### DESCRIPTION OF THE TASK
Omitting the pictures, copy exactly each line from the one containing "Rebuild this chart" up to and including the one containing "from matplotlib.transforms import".

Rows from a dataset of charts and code

* * * *

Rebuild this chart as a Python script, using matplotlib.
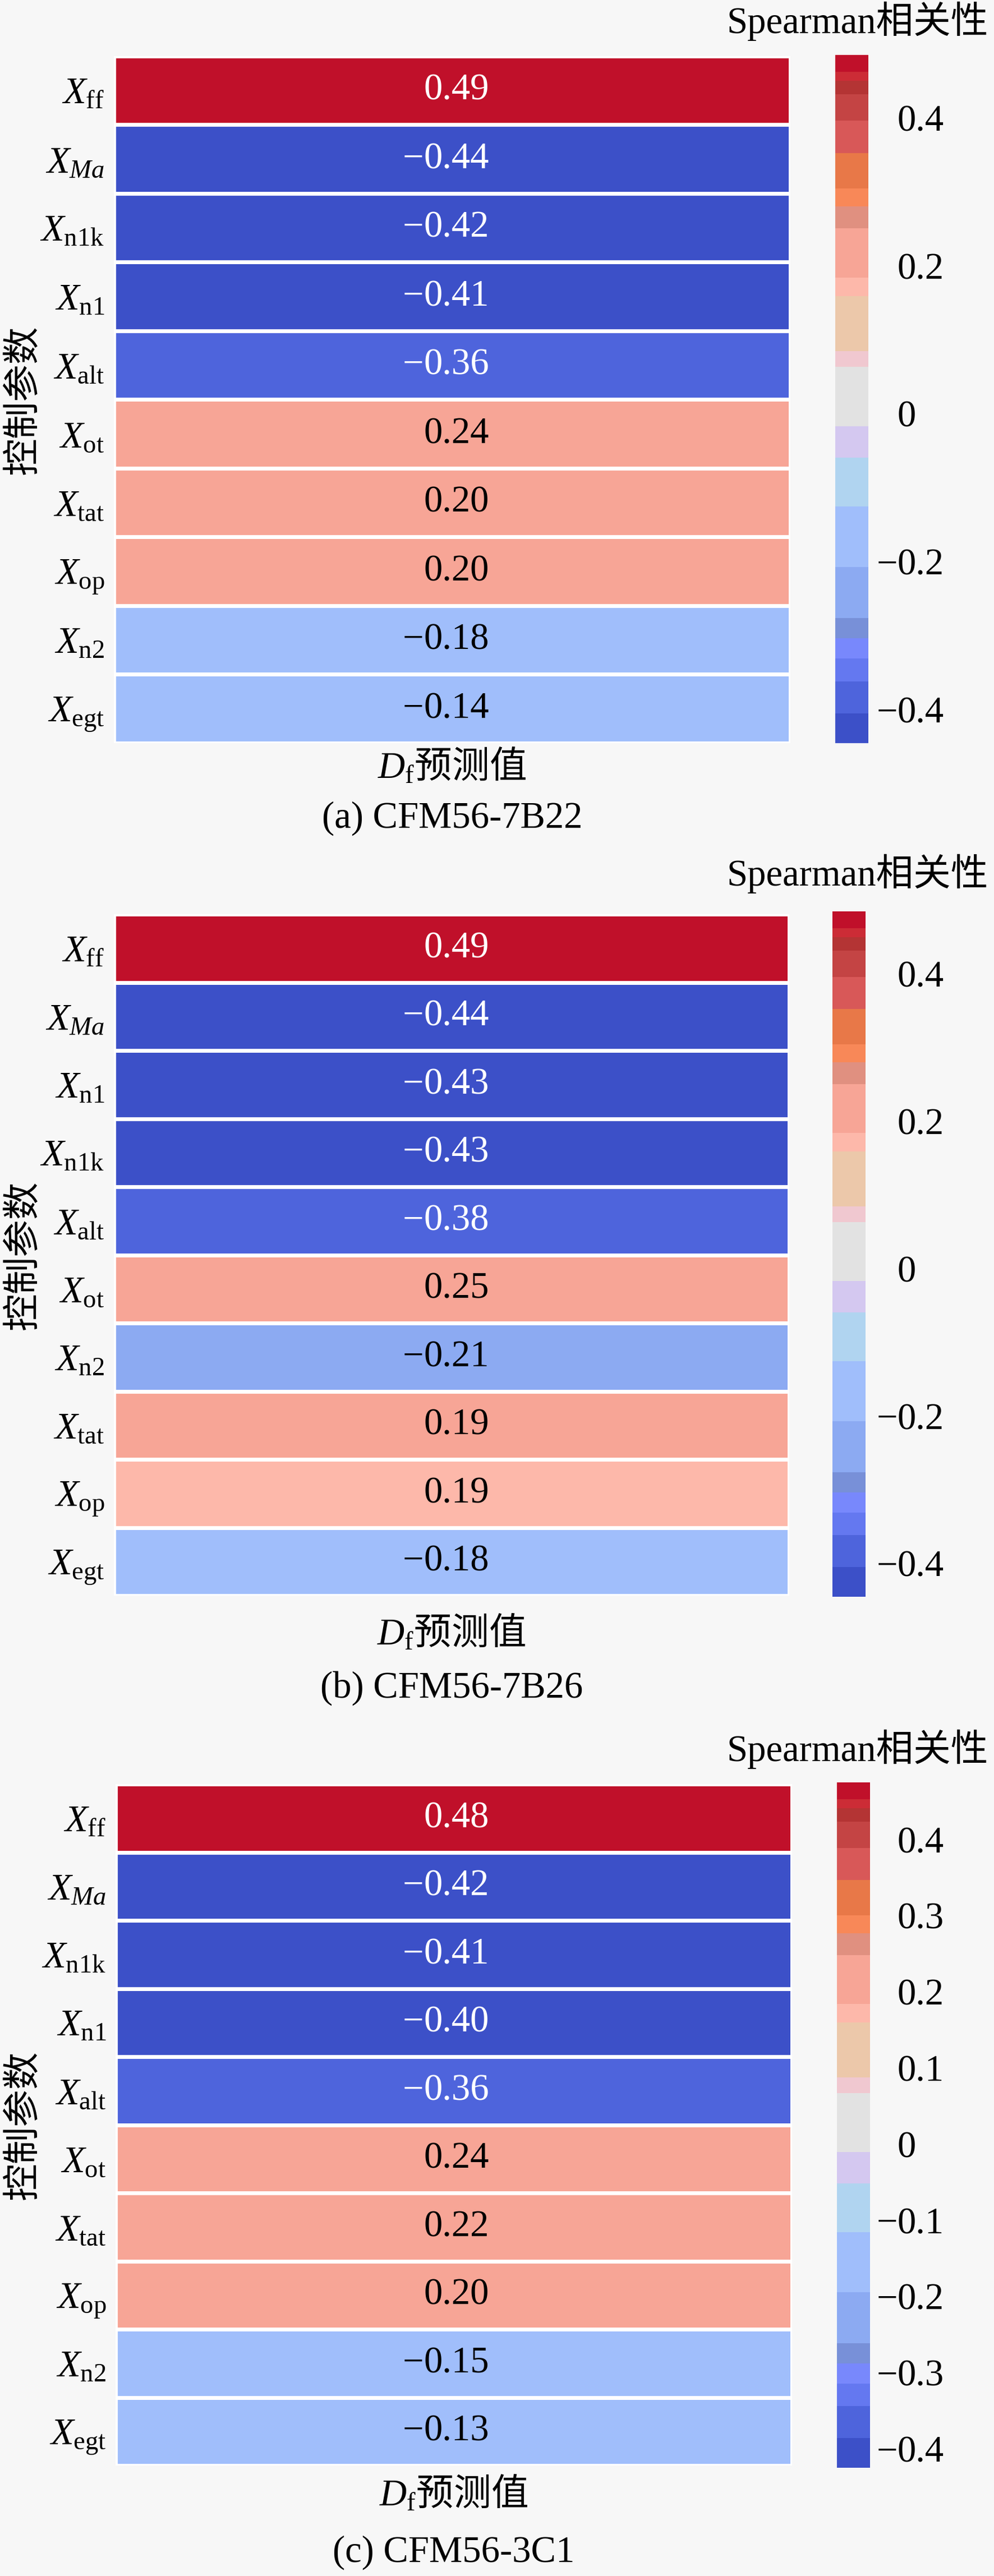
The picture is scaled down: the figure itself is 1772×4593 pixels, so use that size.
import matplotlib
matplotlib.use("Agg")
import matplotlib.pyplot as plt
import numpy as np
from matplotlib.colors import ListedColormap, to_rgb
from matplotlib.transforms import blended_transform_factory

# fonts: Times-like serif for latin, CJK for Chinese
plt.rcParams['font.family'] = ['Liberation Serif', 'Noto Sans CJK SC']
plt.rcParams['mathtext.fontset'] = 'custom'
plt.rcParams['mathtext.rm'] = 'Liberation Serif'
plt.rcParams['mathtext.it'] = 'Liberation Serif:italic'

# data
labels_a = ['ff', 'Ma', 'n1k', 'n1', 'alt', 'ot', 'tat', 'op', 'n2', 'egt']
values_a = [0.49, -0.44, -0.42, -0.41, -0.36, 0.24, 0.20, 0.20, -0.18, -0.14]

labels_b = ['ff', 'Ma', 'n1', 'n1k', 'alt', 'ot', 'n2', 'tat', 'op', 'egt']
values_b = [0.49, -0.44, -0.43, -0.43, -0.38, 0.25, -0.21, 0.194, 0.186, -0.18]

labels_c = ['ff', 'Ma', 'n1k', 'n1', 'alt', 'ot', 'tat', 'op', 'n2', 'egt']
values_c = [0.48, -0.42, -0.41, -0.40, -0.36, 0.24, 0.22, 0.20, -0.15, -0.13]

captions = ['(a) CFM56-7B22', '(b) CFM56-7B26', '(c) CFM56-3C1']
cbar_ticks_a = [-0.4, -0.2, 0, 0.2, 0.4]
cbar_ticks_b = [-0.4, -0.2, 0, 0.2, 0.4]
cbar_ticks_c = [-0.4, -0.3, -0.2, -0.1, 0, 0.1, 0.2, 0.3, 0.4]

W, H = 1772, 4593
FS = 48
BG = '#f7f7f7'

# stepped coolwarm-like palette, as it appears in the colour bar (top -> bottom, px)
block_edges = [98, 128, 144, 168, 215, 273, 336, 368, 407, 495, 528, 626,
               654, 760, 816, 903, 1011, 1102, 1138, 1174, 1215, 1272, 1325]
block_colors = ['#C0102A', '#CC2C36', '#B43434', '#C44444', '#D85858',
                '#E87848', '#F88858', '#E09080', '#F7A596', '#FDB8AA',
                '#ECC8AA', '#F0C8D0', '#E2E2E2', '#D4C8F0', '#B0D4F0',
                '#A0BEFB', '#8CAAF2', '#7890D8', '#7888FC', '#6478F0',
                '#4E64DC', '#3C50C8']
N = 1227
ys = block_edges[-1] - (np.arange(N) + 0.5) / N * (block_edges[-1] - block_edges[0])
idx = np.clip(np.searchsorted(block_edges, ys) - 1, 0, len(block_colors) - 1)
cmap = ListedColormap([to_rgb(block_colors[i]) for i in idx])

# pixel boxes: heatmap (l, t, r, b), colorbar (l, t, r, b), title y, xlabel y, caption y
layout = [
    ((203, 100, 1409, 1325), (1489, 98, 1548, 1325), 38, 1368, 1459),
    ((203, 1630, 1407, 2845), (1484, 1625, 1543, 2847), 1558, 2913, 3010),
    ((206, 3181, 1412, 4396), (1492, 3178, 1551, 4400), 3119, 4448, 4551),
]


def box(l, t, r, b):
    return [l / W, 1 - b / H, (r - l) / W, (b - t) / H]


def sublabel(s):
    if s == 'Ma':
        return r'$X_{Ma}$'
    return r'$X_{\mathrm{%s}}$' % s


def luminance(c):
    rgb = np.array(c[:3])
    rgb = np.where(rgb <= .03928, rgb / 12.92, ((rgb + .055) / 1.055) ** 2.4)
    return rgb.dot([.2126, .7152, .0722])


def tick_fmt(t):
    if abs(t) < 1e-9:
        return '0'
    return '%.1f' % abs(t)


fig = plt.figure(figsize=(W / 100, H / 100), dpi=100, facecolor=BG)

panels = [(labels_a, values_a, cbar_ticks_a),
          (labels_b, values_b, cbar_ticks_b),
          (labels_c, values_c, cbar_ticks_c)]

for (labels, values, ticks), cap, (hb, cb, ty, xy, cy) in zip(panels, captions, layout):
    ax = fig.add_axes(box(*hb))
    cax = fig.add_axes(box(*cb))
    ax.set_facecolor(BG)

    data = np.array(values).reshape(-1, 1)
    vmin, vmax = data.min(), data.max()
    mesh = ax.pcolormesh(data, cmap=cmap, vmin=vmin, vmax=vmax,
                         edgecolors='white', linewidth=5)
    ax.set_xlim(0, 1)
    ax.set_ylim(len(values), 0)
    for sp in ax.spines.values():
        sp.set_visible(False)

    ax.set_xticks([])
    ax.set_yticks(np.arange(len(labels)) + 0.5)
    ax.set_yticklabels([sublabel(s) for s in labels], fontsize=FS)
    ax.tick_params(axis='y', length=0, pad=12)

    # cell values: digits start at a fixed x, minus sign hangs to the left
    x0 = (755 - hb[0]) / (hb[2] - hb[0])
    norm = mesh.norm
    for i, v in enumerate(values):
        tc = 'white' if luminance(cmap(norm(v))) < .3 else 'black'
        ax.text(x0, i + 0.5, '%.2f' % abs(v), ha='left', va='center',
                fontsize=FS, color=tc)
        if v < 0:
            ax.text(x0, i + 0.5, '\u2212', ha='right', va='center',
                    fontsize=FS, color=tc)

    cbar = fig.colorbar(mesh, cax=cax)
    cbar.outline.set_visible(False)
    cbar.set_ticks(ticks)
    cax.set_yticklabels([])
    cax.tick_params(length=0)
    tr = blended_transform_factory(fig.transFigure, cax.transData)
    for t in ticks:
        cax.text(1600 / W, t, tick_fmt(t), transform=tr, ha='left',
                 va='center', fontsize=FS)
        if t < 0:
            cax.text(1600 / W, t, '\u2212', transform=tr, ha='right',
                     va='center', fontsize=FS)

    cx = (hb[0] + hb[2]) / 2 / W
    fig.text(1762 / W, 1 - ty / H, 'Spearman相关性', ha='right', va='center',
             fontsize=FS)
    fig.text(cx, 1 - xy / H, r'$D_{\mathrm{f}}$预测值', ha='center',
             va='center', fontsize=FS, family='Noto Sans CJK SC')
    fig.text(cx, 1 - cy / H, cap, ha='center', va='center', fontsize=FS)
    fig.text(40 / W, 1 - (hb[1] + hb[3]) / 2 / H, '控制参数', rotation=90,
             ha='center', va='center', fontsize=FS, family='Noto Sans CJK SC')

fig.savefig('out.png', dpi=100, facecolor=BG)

* * * *

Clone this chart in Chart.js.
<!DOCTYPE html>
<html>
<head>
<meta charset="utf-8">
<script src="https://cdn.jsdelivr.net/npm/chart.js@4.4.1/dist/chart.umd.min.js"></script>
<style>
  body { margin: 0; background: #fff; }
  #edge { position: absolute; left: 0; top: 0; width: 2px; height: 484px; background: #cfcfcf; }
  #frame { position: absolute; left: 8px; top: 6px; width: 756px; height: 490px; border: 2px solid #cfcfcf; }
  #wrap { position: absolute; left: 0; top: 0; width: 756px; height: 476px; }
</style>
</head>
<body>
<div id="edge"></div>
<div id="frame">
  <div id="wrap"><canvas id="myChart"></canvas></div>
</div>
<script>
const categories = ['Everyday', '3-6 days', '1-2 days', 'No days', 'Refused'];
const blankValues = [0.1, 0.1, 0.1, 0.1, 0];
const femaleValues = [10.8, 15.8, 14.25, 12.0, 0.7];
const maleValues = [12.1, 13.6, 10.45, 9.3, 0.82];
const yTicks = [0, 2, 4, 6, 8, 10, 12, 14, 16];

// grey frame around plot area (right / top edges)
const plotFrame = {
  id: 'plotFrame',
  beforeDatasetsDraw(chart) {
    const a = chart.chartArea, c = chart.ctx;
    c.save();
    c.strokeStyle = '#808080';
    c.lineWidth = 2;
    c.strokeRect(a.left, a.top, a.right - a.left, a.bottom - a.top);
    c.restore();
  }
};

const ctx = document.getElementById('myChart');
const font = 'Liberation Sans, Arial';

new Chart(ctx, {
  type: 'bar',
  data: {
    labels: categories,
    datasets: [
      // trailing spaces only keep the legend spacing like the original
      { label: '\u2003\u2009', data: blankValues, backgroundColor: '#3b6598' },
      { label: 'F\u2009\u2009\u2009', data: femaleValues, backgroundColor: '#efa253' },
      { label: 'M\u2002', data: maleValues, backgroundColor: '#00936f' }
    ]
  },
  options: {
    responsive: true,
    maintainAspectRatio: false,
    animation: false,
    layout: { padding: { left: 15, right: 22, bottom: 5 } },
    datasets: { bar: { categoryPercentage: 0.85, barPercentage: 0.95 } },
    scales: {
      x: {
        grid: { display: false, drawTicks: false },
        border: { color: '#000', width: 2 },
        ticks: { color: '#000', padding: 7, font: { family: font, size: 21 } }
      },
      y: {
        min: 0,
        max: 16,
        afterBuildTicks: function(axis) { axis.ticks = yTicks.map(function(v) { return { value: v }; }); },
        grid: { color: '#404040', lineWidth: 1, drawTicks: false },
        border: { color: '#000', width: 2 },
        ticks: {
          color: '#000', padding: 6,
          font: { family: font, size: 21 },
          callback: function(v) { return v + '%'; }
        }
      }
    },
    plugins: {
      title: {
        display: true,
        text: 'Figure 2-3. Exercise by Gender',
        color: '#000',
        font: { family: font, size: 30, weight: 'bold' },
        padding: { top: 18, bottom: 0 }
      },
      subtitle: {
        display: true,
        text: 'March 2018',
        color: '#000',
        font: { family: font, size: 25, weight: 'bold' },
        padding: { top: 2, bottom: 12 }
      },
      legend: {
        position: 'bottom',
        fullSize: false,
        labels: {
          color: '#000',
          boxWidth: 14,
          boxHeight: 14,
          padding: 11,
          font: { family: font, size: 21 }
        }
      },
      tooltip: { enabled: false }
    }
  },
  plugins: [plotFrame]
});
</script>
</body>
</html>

* * * *

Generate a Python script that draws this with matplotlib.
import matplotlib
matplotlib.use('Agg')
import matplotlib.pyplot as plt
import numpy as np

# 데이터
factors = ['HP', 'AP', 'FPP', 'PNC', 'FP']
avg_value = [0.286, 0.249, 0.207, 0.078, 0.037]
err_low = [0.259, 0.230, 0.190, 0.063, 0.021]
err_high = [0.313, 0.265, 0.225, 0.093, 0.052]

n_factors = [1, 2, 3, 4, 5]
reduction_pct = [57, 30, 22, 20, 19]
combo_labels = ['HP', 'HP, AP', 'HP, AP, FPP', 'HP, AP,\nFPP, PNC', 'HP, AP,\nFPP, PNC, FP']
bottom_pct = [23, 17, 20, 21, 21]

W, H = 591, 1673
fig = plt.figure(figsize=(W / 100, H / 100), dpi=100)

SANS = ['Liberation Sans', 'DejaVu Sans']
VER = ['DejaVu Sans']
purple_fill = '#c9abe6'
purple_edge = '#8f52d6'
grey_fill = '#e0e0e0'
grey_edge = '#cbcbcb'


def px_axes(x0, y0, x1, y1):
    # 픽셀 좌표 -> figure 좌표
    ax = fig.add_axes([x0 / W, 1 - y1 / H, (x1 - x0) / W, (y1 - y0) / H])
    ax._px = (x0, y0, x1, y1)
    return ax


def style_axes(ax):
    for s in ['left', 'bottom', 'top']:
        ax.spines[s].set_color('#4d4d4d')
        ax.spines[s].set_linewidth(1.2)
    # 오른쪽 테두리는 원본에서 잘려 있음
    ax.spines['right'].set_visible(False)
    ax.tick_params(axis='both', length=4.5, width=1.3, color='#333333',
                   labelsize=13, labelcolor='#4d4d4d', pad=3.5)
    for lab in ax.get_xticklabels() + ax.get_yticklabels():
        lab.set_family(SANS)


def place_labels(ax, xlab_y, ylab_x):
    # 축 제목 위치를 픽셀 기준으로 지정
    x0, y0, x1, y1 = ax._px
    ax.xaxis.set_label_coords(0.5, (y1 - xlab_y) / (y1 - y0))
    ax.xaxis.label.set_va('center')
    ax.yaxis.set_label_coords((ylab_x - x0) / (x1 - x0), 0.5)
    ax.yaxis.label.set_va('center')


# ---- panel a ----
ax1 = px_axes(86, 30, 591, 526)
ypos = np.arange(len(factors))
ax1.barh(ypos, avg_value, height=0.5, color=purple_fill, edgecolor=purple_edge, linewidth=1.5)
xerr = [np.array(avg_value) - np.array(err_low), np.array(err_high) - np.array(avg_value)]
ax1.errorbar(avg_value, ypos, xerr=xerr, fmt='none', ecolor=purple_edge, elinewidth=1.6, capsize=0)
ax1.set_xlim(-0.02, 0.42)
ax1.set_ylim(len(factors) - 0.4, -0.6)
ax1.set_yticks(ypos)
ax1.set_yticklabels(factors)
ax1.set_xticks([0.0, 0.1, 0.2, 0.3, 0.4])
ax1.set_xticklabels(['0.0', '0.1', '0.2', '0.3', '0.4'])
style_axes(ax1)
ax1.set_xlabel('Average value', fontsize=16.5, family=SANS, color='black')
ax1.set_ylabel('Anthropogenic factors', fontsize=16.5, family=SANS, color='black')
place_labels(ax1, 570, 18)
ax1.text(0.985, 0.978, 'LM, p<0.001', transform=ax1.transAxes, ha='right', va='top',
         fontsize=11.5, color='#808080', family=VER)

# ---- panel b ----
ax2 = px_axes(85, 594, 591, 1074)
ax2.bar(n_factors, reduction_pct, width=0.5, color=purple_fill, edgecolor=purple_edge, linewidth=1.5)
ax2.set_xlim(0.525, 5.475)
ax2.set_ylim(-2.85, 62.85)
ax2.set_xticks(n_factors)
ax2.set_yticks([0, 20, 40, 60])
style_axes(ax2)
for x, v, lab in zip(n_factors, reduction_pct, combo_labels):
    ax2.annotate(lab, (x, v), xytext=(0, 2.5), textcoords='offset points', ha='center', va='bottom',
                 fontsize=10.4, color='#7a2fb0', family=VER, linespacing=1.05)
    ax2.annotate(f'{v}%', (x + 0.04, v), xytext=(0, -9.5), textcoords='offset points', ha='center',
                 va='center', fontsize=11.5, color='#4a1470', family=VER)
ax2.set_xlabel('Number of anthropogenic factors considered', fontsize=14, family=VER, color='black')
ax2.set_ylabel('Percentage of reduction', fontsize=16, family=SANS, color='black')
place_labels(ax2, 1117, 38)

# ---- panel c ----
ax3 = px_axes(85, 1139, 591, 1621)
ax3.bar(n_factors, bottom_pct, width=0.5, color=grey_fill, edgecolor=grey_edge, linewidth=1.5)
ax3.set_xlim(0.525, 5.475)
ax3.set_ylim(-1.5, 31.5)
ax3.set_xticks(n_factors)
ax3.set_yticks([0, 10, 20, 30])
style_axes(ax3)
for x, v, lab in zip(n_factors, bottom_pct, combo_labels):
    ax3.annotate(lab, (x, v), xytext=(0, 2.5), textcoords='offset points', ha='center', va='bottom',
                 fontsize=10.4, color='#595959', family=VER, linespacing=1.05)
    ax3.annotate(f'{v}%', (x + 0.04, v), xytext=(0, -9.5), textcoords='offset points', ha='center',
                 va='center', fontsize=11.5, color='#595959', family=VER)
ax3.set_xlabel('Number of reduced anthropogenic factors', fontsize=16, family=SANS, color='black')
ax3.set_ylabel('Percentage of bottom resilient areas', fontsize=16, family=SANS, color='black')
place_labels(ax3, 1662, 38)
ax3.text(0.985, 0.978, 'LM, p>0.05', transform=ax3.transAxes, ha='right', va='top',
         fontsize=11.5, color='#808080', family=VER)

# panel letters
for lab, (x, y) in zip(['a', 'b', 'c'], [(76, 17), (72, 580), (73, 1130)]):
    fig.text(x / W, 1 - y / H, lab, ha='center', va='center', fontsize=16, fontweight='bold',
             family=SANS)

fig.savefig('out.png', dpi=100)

* * * *

### IN RESPONSE
Rebuild this chart as a Python script, using matplotlib.
The picture is scaled down: the figure itself is 1772×4593 pixels, so use that size.
import matplotlib
matplotlib.use("Agg")
import matplotlib.pyplot as plt
import numpy as np
from matplotlib.colors import ListedColormap, to_rgb
from matplotlib.transforms import blended_transform_factory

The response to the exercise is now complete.